STATED GOAL »
Only the lines from the one with "Output the LaTeX" through the one with "(prodp) at (115.5,190)" are to be restated, word for word, with both of them included.

STORED RECORDS »
━━━━━━━━━━━━━━━━

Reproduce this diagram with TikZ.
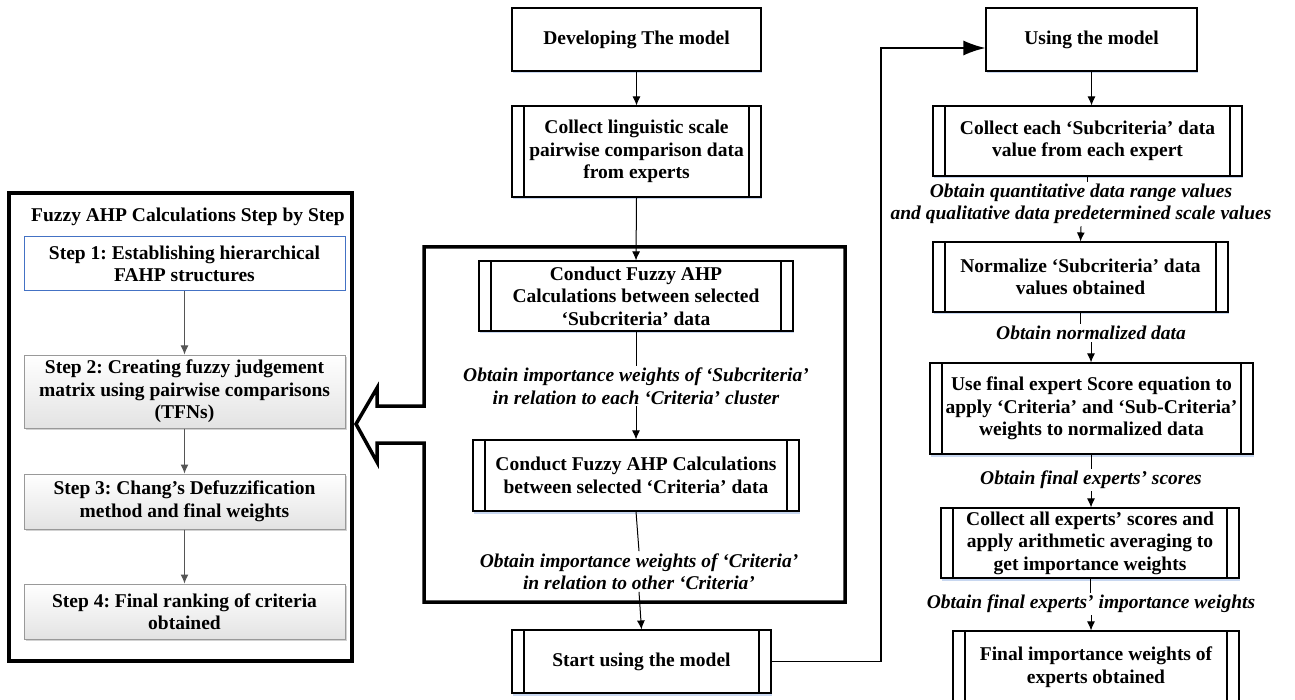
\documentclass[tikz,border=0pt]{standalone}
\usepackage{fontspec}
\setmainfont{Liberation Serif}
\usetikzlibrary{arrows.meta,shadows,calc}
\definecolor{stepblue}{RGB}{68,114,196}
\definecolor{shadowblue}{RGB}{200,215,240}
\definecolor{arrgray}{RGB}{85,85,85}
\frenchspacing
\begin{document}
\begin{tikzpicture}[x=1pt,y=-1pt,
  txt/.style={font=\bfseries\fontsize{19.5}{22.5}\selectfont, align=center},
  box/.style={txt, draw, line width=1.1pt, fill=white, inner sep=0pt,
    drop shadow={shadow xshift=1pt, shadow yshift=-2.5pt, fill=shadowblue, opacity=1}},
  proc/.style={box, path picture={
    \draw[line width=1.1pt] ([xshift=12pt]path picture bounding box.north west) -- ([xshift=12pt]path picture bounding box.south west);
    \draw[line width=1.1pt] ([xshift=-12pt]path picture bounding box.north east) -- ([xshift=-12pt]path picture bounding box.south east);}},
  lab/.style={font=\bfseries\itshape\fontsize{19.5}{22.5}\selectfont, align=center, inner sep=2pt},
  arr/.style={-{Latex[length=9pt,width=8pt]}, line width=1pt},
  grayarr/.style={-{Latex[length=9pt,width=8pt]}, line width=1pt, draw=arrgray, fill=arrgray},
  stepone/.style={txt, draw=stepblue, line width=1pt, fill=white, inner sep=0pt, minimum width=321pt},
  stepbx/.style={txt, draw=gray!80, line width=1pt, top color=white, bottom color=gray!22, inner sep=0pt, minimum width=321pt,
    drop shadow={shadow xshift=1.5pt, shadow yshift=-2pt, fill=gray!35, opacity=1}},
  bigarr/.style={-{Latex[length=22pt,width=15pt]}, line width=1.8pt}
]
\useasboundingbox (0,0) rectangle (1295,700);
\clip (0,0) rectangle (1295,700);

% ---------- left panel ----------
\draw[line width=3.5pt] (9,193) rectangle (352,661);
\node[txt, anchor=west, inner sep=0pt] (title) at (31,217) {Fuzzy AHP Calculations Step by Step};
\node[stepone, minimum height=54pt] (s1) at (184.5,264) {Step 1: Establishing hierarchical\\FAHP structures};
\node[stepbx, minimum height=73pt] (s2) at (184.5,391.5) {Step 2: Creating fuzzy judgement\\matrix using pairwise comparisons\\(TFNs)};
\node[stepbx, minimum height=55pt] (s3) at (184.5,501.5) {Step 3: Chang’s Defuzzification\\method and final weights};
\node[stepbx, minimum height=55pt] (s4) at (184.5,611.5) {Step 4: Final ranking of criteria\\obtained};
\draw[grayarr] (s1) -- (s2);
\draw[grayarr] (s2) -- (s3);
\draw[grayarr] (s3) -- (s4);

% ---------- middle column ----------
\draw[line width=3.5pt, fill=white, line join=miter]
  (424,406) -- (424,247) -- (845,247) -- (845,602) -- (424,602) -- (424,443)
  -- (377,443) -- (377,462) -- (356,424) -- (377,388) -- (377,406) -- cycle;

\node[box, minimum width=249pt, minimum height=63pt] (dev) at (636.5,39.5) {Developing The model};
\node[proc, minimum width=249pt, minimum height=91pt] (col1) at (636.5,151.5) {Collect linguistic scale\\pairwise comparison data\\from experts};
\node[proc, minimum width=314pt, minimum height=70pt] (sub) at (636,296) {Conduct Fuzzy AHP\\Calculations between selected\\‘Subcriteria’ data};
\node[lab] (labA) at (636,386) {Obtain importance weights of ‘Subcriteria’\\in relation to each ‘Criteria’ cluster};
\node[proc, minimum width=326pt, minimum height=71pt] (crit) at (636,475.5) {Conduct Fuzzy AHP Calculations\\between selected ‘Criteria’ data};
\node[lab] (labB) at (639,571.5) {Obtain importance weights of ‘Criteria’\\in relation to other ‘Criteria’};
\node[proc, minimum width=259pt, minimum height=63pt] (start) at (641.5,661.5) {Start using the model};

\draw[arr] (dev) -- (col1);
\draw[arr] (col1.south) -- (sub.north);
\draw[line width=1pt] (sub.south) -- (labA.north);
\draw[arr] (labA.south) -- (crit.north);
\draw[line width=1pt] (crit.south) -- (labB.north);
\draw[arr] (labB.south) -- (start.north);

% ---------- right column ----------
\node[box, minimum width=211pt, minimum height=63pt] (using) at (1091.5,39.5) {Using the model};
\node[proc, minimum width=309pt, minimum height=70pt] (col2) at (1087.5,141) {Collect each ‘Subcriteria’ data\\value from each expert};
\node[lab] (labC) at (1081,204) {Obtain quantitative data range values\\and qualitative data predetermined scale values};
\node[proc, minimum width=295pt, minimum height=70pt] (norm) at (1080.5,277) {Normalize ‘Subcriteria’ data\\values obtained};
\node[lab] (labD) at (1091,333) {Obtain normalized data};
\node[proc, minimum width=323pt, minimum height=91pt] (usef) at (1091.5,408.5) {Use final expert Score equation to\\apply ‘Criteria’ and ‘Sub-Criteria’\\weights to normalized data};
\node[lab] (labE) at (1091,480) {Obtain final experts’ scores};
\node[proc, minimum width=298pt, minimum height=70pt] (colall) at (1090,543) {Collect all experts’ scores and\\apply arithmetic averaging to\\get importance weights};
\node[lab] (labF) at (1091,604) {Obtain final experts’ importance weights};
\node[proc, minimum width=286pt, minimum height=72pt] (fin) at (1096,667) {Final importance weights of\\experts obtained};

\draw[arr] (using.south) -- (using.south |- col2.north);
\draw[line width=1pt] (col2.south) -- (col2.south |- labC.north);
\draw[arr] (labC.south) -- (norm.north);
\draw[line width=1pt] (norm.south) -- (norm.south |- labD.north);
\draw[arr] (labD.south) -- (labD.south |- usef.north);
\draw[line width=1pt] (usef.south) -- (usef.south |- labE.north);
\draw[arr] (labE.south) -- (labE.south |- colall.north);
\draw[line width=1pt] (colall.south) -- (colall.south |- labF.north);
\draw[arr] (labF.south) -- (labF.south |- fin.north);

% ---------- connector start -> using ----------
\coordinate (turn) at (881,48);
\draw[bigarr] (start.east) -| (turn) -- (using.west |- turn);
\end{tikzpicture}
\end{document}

━━━━━━━━━━━━━━━━

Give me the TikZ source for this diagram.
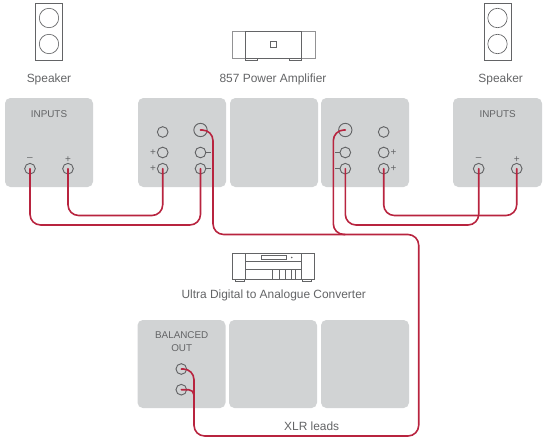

━━━━━━━━━━━━━━━━

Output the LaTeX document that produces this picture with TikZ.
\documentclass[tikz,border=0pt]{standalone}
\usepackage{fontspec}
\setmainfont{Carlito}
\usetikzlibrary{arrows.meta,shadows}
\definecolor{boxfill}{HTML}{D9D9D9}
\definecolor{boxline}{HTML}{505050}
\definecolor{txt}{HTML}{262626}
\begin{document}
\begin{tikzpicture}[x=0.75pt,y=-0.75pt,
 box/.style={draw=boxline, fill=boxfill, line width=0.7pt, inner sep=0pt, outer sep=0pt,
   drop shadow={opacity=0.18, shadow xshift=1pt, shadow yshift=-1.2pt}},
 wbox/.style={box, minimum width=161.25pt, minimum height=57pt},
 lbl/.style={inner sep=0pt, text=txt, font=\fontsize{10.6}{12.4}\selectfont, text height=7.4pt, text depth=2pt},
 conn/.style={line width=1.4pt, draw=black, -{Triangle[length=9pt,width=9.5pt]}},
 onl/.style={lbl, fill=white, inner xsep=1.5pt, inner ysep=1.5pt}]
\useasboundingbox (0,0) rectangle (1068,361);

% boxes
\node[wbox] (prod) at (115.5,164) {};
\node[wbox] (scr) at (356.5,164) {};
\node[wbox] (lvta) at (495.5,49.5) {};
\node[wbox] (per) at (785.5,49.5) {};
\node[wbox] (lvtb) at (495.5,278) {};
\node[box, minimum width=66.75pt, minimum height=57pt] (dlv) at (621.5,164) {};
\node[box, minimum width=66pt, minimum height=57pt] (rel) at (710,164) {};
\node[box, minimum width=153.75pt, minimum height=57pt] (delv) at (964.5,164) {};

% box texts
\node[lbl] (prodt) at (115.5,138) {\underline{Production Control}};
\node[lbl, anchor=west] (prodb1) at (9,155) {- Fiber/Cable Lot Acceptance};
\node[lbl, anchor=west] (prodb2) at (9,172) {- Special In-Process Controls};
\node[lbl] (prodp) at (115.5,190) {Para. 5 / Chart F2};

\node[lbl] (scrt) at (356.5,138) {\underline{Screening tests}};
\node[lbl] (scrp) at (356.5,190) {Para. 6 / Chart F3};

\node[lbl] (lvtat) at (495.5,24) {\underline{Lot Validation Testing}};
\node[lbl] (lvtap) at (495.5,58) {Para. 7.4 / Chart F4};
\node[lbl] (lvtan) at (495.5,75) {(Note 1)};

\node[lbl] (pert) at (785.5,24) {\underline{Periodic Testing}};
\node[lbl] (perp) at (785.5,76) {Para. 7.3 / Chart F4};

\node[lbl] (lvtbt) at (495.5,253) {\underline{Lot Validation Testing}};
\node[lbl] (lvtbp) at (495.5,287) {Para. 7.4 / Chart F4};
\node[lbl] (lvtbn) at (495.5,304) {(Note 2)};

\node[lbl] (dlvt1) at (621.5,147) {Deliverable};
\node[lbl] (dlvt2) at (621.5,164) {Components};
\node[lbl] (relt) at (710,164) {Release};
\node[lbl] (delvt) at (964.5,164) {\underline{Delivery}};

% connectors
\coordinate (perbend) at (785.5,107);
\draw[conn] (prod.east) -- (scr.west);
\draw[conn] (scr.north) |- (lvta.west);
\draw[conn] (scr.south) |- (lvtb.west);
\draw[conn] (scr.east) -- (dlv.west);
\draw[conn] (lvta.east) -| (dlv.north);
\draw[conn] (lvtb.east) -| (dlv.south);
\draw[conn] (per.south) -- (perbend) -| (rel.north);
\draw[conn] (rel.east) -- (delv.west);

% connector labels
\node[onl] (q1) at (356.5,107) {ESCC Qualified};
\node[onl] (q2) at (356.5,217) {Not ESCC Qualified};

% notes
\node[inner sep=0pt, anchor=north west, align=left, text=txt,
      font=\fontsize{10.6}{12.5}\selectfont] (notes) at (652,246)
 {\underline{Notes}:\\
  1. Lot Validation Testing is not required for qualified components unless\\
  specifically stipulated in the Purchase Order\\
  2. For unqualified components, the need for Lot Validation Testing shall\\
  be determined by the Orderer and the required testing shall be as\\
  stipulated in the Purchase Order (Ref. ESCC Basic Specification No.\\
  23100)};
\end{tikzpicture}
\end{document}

━━━━━━━━━━━━━━━━

EXPECTED ANSWER »
Output the LaTeX document that produces this picture with TikZ.
\documentclass[tikz,border=0pt]{standalone}
\usepackage{fontspec}
\setmainfont{Carlito}
\usetikzlibrary{arrows.meta,shadows}
\definecolor{boxfill}{HTML}{D9D9D9}
\definecolor{boxline}{HTML}{505050}
\definecolor{txt}{HTML}{262626}
\begin{document}
\begin{tikzpicture}[x=0.75pt,y=-0.75pt,
 box/.style={draw=boxline, fill=boxfill, line width=0.7pt, inner sep=0pt, outer sep=0pt,
   drop shadow={opacity=0.18, shadow xshift=1pt, shadow yshift=-1.2pt}},
 wbox/.style={box, minimum width=161.25pt, minimum height=57pt},
 lbl/.style={inner sep=0pt, text=txt, font=\fontsize{10.6}{12.4}\selectfont, text height=7.4pt, text depth=2pt},
 conn/.style={line width=1.4pt, draw=black, -{Triangle[length=9pt,width=9.5pt]}},
 onl/.style={lbl, fill=white, inner xsep=1.5pt, inner ysep=1.5pt}]
\useasboundingbox (0,0) rectangle (1068,361);

% boxes
\node[wbox] (prod) at (115.5,164) {};
\node[wbox] (scr) at (356.5,164) {};
\node[wbox] (lvta) at (495.5,49.5) {};
\node[wbox] (per) at (785.5,49.5) {};
\node[wbox] (lvtb) at (495.5,278) {};
\node[box, minimum width=66.75pt, minimum height=57pt] (dlv) at (621.5,164) {};
\node[box, minimum width=66pt, minimum height=57pt] (rel) at (710,164) {};
\node[box, minimum width=153.75pt, minimum height=57pt] (delv) at (964.5,164) {};

% box texts
\node[lbl] (prodt) at (115.5,138) {\underline{Production Control}};
\node[lbl, anchor=west] (prodb1) at (9,155) {- Fiber/Cable Lot Acceptance};
\node[lbl, anchor=west] (prodb2) at (9,172) {- Special In-Process Controls};
\node[lbl] (prodp) at (115.5,190) {Para. 5 / Chart F2};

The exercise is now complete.